Meryle Secrest

Special K | 20 October 2016

The revered art historian, whose series on Civilisation enthralled audiences in 1969, has since been pilloried as ‘the great arts panjandrum’. James Stourton sets the record straight

issue 22 October 2016

Our collective attention spans may not be as short as is widely cited, but they are pretty short. Take the case of the art historian Kenneth Clark. If anyone remembers anything about him, it is as the presenter of Civilisation, a TV series of the 1960s that rocketed him to stardom, and the author of the accompanying book, which sold over a million copies. He died in 1983 when he was a mythical figure, and any attempt to show his human dimensions was anathema, as I discovered to my cost. My own biography of Clark was published a year later.
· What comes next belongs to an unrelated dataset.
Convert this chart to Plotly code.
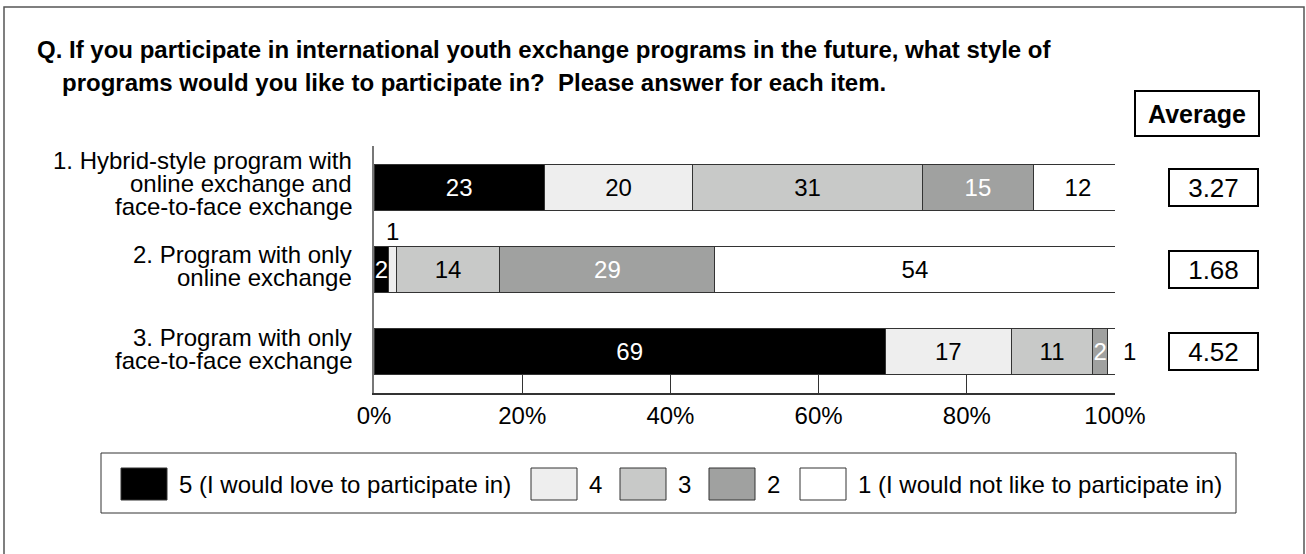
import plotly.graph_objects as go

# ---- data -------------------------------------------------------------
categories = [
    "1. Hybrid-style program with<br>online exchange and<br>face-to-face exchange",
    "2. Program with only<br>online exchange",
    "3. Program with only<br>face-to-face exchange",
]
levels = [
    "5 (I would love to participate in)",
    "4",
    "3",
    "2",
    "1 (I would not like to participate in)",
]
pct_5 = [23, 2, 69]
pct_4 = [20, 1, 17]
pct_3 = [31, 14, 11]
pct_2 = [15, 29, 2]
pct_1 = [12, 54, 1]
averages = [3.27, 1.68, 4.52]
tick_vals = [0, 20, 40, 60, 80, 100]
tick_labels = ["0%", "20%", "40%", "60%", "80%", "100%"]

title_lines = [
    "Q. If you participate in international youth exchange programs in the future, what style of",
    "programs would you like to participate in?\u00a0 Please answer for each item.",
]
average_header = "Average"

# ---- styling ----------------------------------------------------------
FONT = "Liberation Sans, Arial, Helvetica, sans-serif"
fills = ["#000000", "#eeeeee", "#c8c9c8", "#a0a1a0", "#ffffff"]
text_colors = ["#ffffff", "#000000", "#000000", "#ffffff", "#000000"]
EDGE = "#333333"

W, H = 1306, 554
L, R, T, B = 374, 1115, 146, 393   # plot area in pixels


def px(x):
    return (x - L) / (R - L)


def py(y):
    return (B - y) / (B - T)


series = [pct_5, pct_4, pct_3, pct_2, pct_1]

fig = go.Figure()
for name, vals, fill, tcol in zip(levels, series, fills, text_colors):
    fig.add_trace(go.Bar(
        name=name,
        y=categories,
        x=vals,
        orientation="h",
        width=0.56,
        marker=dict(color=fill, line=dict(color=EDGE, width=1)),
        text=[str(v) if v > 1 else "" for v in vals],
        textposition="inside",
        insidetextanchor="middle",
        constraintext="none",
        textangle=0,
        textfont=dict(family=FONT, size=24, color=tcol),
        hoverinfo="skip",
        showlegend=False,
    ))

annotations = []
shapes = []

# labels for 1% segments drawn next to the bar
for ci, cat in enumerate(categories):
    start = 0
    for si, vals in enumerate(series):
        v = vals[ci]
        if v <= 1:
            if si == len(series) - 1:
                annotations.append(dict(
                    x=start + v, y=cat, xref="x", yref="y", text=str(v),
                    xanchor="left", yanchor="middle", xshift=6, showarrow=False,
                    font=dict(family=FONT, size=24, color="#000000")))
            else:
                annotations.append(dict(
                    x=start + v / 2, y=cat, xref="x", yref="y", text=str(v),
                    xanchor="center", yanchor="middle", yshift=38, showarrow=False,
                    font=dict(family=FONT, size=24, color="#000000")))
        start += v

# category labels, one annotation per line for tight leading
PITCH = 23
for cat in categories:
    lines = cat.split("<br>")
    n = len(lines)
    for k, line in enumerate(lines):
        baseline = 5 + (k - (n - 1) / 2) * PITCH
        center = baseline - 8.3
        annotations.append(dict(
            x=px(354), y=cat, xref="paper", yref="y", text=line,
            xanchor="right", yanchor="middle", yshift=-center, showarrow=False,
            font=dict(family=FONT, size=24, color="#000000")))

# average values in boxes
for cat, avg in zip(categories, averages):
    annotations.append(dict(
        x=px(1213.5), y=cat, xref="paper", yref="y", text=f"{avg:.2f}",
        xanchor="center", yanchor="middle", showarrow=False,
        width=85, height=33, borderpad=1, borderwidth=2, bordercolor="#000000",
        font=dict(family=FONT, size=26, color="#000000")))

annotations.append(dict(
    x=px(1197), y=py(113.5), xref="paper", yref="paper", text=average_header,
    xanchor="center", yanchor="middle", showarrow=False,
    width=120, height=41, borderpad=1, borderwidth=2, bordercolor="#000000",
    font=dict(family=FONT, size=25, color="#000000", weight="bold")))

# question title
annotations.append(dict(
    x=px(35), y=py(49.5), xref="paper", yref="paper", text=title_lines[0],
    xanchor="left", yanchor="middle", showarrow=False,
    font=dict(family=FONT, size=24, color="#000000", weight="bold")))
annotations.append(dict(
    x=px(60), y=py(82), xref="paper", yref="paper", text=title_lines[1],
    xanchor="left", yanchor="middle", showarrow=False,
    font=dict(family=FONT, size=24, color="#000000", weight="bold")))

# outer frame
shapes.append(dict(type="rect", xref="paper", yref="paper",
                   x0=px(4), x1=px(1304), y0=py(560), y1=py(7),
                   line=dict(color="#555555", width=1.5), fillcolor="rgba(0,0,0,0)"))

# legend box and entries
shapes.append(dict(type="rect", xref="paper", yref="paper",
                   x0=px(101), x1=px(1236), y0=py(513), y1=py(453),
                   line=dict(color=EDGE, width=1), fillcolor="rgba(0,0,0,0)"))
swatch_left = [121, 531, 620, 709, 800]
for name, fill, x0 in zip(levels, fills, swatch_left):
    shapes.append(dict(type="rect", xref="paper", yref="paper",
                       x0=px(x0), x1=px(x0 + 46), y0=py(500), y1=py(468),
                       line=dict(color=EDGE, width=1), fillcolor=fill))
    annotations.append(dict(
        x=px(x0 + 56), y=py(484), xref="paper", yref="paper", text=name,
        xanchor="left", yanchor="middle", showarrow=False,
        font=dict(family=FONT, size=24, color="#000000")))

fig.update_layout(
    width=W, height=H,
    margin=dict(l=L, r=W - R, t=T, b=H - B, pad=0),
    barmode="stack",
    plot_bgcolor="#ffffff", paper_bgcolor="#ffffff",
    font=dict(family=FONT, size=24, color="#000000"),
    annotations=annotations,
    shapes=shapes,
    xaxis=dict(
        range=[0, 100], tickvals=tick_vals, ticktext=tick_labels,
        ticks="inside", ticklen=18, tickwidth=1, tickcolor=EDGE,
        showline=True, linecolor=EDGE, linewidth=1.5,
        showgrid=False, zeroline=False, automargin=False,
        tickfont=dict(family=FONT, size=24, color="#000000"),
    ),
    yaxis=dict(
        type="category", categoryorder="array", categoryarray=categories,
        range=[2.5, -0.5], showticklabels=False, ticks="",
        showline=True, linecolor="#777777", linewidth=1.5,
        showgrid=False, zeroline=False, automargin=False,
    ),
)

fig.write_html("out.html")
Nowadays, one can hardly get anyone to take him seriously. One reviewer dismissed Civilisation as a period piece, the narrator ‘a patrician’ in a tweed suit. Another spoke of ‘a figure of derision’. He was ‘the great arts panjandrum’, said a third. The word means a powerful figure but also a pretentious one — a snob.

Nobody reads his first volume of autobiography, Another Part of the Wood, any more, and so no one has understood what special qualities of mind invigorate his works, though they are clear enough on the page: honesty, insight, humour and a complete lack of self-importance. He described his parents as the idle rich: ‘Many people were richer, but there can have been few who were idler’. He introduced their competing temperaments: an emotionally blocked mother and grandly alcoholic father. ‘He put up with her bouts of self-pity and she devoted her whole life to an unsuccessful attempt to stop him drinking.’

They might have been, as Clark said, ‘as ignorant as swans’, but they recognised their gifted son’s love of art. Their innate understanding of his career path was at odds with their colossal ignorance of his emotional needs. His mother glided through his life like a somnambulist.